I realise I sound (like I often do here) as though I’m a believer in American exceptionalism. That’s not what I want to say here. I guess what I’m saying here is that I have absolutely no idea how this will play out in America, and I think I knew that the moment she appeared. The left seemed to have one idea of who she was, and the right another: but I think how this plays out may well be much scarier and weirder than either side thinks. And as someone who is planning to live here (where “here” is both the United States and the world that is currently so influenced by it), I find that profoundly disturbing.

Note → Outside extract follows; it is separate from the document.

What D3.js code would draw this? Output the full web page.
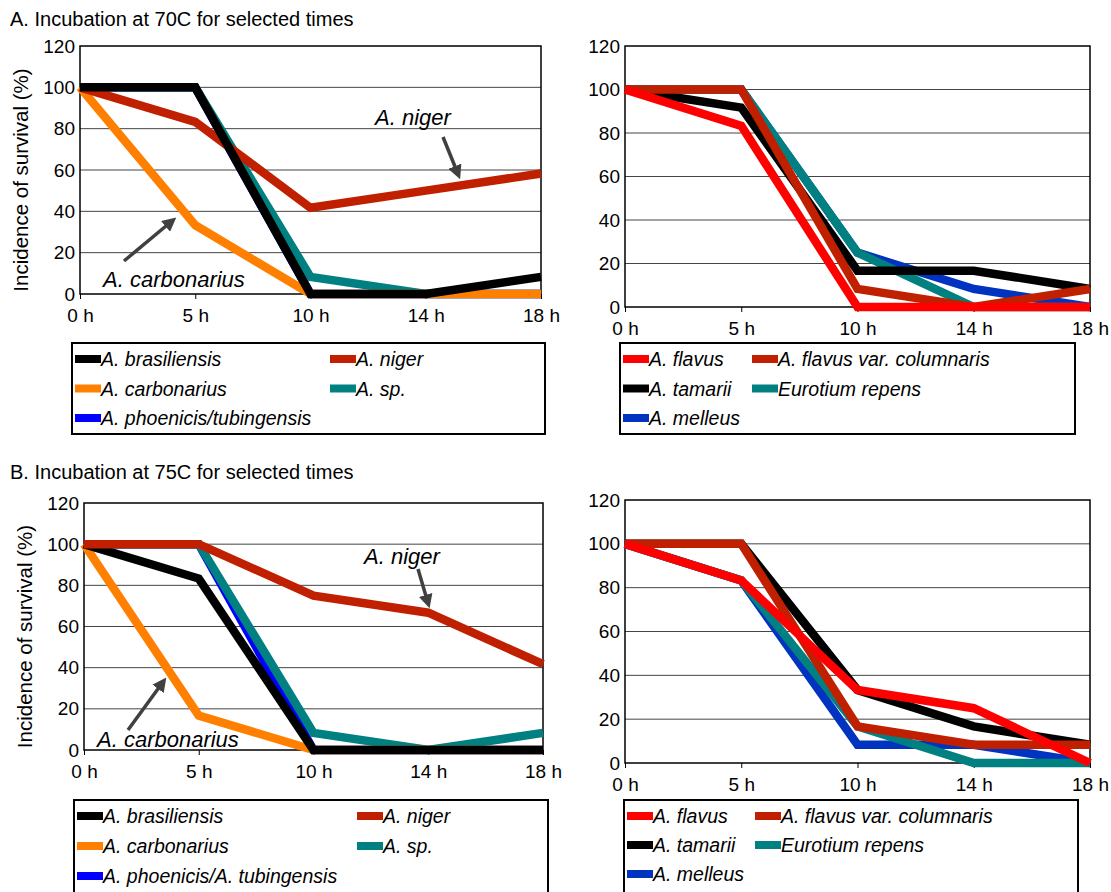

I remember talking to Desiree about what it was like in Yugoslavia, before it exploded, and I remember the profound disconnect between neighbours in Britain when Margaret Thatcher stormed the complacent political scene there. I think of the Main Sequence of democracies: a few years of stability, and then some juddering coup or outrage bringing it crashing to the ground. Is that what happens now? Or is it always like this, in America: is it always like that, when you declare that anyone can say anything?

4 Responses to “civil war by any other means”

  1. nick s Says:

    It’s schizoid. It’s pathological. Which makes me think of the US constitution as lithium. (‘The pure products of America / go crazy’ — WCW.)

    The wider point: where there’s no filter, there’s every filter. Except there are always filters: they’re just hidden in the superstructure.

  2. LeeH Says:

    What it is, is refreshing to hear the voice of an outsider who has decided to make his home here. I wonder what de Tocqueville would say about us now, if he had the time to explore a wider, larger American than he did in the 1830s.

    Though I sometimes think Americans may be more polarized than they were when I was growing up, I wonder if that’s true. The political parties have always been in opposition, often not as non-violent as it is today. I, too, am amazed we survived a civil war as well as we did. I often wonder how long we have before another revolution or civil war comes along; I think we’re overdue.

    But I think that this is the way it is in America. This is what we get when we have free speech, and anyone can say (almost) anything. Things are unpredictable, and always have been. Sarah Palin excites me, not because of her political ideology (I oppose almost everything she stands for) but because, even more than Obama, she’s a wildcard, and her very existence in the race changes the game. It’s almost like playing Calvinball; whatever the rules are, they can and do frequently change.

  3. Grimmtooth Says:

    It’s always been this way as far as I can tell.

    You are right when you note that many of the Saints of American politics were involved in some of the sleaziest mudslinging of the nation’s short history; I’ve pointed this out to friends and relatives when they despair at the sight of such things.

    But now I do despair because it is becoming less and less likely that “anyone can say anything” both because certain people have been in power as well as the overt influence of businesses with deep pockets getting their policies implemented as federal law. There may soon come a time when an American can NOT speak his or her mind about $PUBLIC_FIGURE or $GREEDY_CORPORATION due to a modern implementation of the Alien and Sedition Act. This is one reason that the EFF’s work is so important, because the EFF is on the case for at least one of the channels that we can use to express our opinions on such matters. So, best of luck with that.

  4. zero Says:

    An important note about the Constitution. The document does go to great detail about what the rights of the Government are limited to but doesn’t grant people rights. You might then think that the Bill of Rights defines what rights the people have but you would be wrong. The Bill of Rights only enumerates some of the rights of the people further defining what the government can’t do. In the 9th amendment it specifically says that rights not listed are “retained by the people.”

    It was a revolutionary idea at the time. That government only has limited rights and the people have all the rest.